6:46am

Wed March 14, 2012
Lexington/Richmond

Lexington FOP at Odds with the City Administration

Lexington’s Fraternal Order of Police has taken its case for hiring more officers before city leaders. The emotional debate Tuesday included comments on escalating pension costs, and a collective bargaining impasse.  FOP President Mike Sweeney says a look at crime statistics should be cause for alarm. “Several months ago the FOP began noticing a very disturbing trend…a trend that there’s a significant rise in crime in Fayette County and a continuous decline in the number of police officers..protecting the city…and this has led to some very alarming statistics,” said Sweeney.  The FOP says crime went up 20 percent from 2007 to 2011.  But Urban County Council member Doug Martin says a great deal of city resources go to support police salaries and pensions.

“We’re spending a lot of money..we’ve increased the amount that we’re spending… by tens of millions of dollars…and yet we’re not getting more protection out of it,” said Martin.

 Lexington Mayor Jim Gray says police pension costs and collective bargaining issues desperately need attention.  Gray says other city workers are also committed to their jobs.

“Just like police officers, we do our job..we take an oath to the citizens of our community,” said Gray.

Urban County Council member K.C. Crosby says efforts to curb overtime pay can impact police presence.
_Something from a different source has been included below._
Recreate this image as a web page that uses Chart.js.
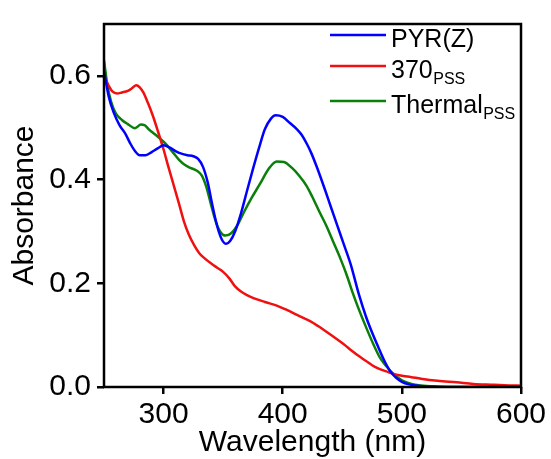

“It’s my understanding that when some officers on their shifts might take somebody to jail and it takes them over on their scheduled time that they make up that time by not coming in..just they might start later the next day… two hours which them leaves us with less officers on the street,” added Crosby.

Council member Jay McChord says it’s important to move forward with a plan to address minimum staffing, recruitment, and cost issues.

“I would encourage anybody that needs to meet…to meet..and for us to move this thing forward because the morale is through the floorboards…for everybody and I recognize that…I see it in your faces out there and I see it in your e-mails,” said McChord.

Public Safety Commissioner Clay Mason says people shouldn’t consider Lexington an un-safe city.  He says much of the increase in crime is in burglaries, many he believes tied to a tough economy.